> Rows
>>>>

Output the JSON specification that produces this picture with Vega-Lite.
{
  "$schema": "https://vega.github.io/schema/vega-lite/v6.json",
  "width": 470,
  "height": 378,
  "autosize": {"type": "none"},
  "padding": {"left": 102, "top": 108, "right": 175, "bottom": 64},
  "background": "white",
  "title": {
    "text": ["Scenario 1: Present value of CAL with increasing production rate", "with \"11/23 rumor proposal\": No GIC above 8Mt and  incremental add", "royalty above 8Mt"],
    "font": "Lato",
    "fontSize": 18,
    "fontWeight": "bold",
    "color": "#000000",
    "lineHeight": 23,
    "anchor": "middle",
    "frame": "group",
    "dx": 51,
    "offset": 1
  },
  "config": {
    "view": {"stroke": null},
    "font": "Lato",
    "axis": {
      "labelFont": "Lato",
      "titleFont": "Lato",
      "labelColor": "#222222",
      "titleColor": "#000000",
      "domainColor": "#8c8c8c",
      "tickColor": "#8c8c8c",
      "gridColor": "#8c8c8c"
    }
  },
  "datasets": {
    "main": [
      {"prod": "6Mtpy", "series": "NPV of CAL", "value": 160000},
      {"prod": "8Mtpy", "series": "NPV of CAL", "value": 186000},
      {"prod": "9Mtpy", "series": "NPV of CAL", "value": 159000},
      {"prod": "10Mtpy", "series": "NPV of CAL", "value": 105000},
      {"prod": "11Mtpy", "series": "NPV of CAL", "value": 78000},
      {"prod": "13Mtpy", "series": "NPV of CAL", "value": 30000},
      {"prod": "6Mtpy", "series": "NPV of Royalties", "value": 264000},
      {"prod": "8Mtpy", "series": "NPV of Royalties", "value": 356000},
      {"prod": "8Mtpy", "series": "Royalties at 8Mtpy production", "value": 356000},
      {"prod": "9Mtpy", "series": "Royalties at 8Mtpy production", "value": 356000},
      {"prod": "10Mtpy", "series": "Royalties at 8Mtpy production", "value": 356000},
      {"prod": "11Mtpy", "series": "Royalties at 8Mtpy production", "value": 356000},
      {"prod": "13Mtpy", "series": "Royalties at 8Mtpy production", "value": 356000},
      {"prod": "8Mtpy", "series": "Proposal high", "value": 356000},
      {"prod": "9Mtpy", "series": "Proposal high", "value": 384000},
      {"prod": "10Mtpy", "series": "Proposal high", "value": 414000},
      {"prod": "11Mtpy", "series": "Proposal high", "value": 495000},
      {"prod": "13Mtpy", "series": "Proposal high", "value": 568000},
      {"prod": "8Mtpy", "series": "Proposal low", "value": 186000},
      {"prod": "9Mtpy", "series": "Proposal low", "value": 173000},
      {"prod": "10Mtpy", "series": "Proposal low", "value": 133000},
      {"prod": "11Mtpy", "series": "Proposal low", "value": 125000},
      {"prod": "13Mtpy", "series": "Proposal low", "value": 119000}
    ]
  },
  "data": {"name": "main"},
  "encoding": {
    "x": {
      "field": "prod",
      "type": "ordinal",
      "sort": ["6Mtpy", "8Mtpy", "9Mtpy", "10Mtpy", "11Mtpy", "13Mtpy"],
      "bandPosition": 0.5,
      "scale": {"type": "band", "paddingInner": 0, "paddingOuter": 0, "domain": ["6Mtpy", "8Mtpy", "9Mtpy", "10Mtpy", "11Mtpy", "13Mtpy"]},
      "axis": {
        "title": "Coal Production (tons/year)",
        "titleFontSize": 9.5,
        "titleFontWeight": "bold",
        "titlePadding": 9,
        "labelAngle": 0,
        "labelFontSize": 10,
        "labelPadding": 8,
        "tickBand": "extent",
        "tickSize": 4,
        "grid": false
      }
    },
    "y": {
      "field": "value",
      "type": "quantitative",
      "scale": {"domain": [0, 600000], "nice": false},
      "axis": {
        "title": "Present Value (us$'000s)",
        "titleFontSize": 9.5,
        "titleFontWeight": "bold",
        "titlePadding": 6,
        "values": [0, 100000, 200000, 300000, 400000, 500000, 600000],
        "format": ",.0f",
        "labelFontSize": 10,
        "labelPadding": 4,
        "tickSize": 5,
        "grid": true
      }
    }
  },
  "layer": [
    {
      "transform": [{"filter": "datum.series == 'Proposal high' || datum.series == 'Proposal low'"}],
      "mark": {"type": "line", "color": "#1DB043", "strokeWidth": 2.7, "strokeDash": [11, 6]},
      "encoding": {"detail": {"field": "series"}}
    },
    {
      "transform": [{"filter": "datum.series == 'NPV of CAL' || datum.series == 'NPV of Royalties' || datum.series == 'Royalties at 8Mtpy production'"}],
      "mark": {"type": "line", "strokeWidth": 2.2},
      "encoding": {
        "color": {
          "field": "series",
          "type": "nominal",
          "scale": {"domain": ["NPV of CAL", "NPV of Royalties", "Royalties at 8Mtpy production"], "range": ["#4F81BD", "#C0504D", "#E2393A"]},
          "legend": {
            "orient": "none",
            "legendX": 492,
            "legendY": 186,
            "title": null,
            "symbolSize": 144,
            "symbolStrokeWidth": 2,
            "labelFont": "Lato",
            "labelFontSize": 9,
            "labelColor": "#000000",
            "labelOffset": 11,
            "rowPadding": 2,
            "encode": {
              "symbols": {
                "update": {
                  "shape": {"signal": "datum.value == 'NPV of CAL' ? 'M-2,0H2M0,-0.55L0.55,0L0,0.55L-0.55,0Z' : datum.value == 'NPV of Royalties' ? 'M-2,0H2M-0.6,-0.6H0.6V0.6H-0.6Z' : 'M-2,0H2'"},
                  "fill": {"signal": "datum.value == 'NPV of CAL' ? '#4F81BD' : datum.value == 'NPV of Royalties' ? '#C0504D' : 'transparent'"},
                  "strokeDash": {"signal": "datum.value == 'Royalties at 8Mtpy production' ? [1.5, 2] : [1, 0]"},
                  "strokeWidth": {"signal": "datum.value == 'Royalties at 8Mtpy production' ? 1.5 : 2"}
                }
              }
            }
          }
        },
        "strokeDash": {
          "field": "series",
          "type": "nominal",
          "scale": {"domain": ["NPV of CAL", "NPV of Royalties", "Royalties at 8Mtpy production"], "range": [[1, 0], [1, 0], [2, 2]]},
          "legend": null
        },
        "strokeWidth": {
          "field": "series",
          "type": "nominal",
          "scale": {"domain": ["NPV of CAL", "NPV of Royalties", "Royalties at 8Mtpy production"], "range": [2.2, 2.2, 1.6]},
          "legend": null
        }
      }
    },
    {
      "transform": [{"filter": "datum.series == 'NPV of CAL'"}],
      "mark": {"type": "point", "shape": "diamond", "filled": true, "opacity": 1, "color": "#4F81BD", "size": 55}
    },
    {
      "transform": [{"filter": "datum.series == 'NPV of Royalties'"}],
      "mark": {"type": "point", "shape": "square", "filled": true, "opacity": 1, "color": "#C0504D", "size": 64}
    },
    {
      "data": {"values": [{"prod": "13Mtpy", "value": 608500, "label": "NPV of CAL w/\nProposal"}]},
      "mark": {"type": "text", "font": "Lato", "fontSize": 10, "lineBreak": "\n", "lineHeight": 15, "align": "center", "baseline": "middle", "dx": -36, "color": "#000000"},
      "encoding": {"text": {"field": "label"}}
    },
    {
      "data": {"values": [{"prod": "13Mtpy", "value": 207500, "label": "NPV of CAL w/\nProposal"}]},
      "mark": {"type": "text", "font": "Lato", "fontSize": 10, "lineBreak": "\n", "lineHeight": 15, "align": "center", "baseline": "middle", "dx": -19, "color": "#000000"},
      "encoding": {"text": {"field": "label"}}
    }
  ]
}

<<<<
>>>>

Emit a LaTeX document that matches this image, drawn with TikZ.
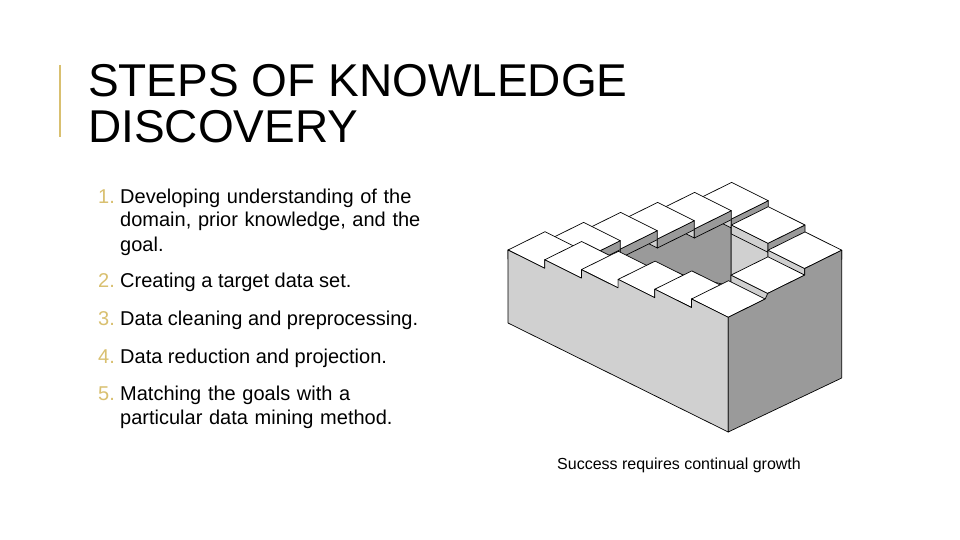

<<<<

> Challenge
Copy all lines of the material above where the string "that" occurs.

> Answer to the problem
Output the JSON specification that produces this picture with Vega-Lite.
Emit a LaTeX document that matches this image, drawn with TikZ.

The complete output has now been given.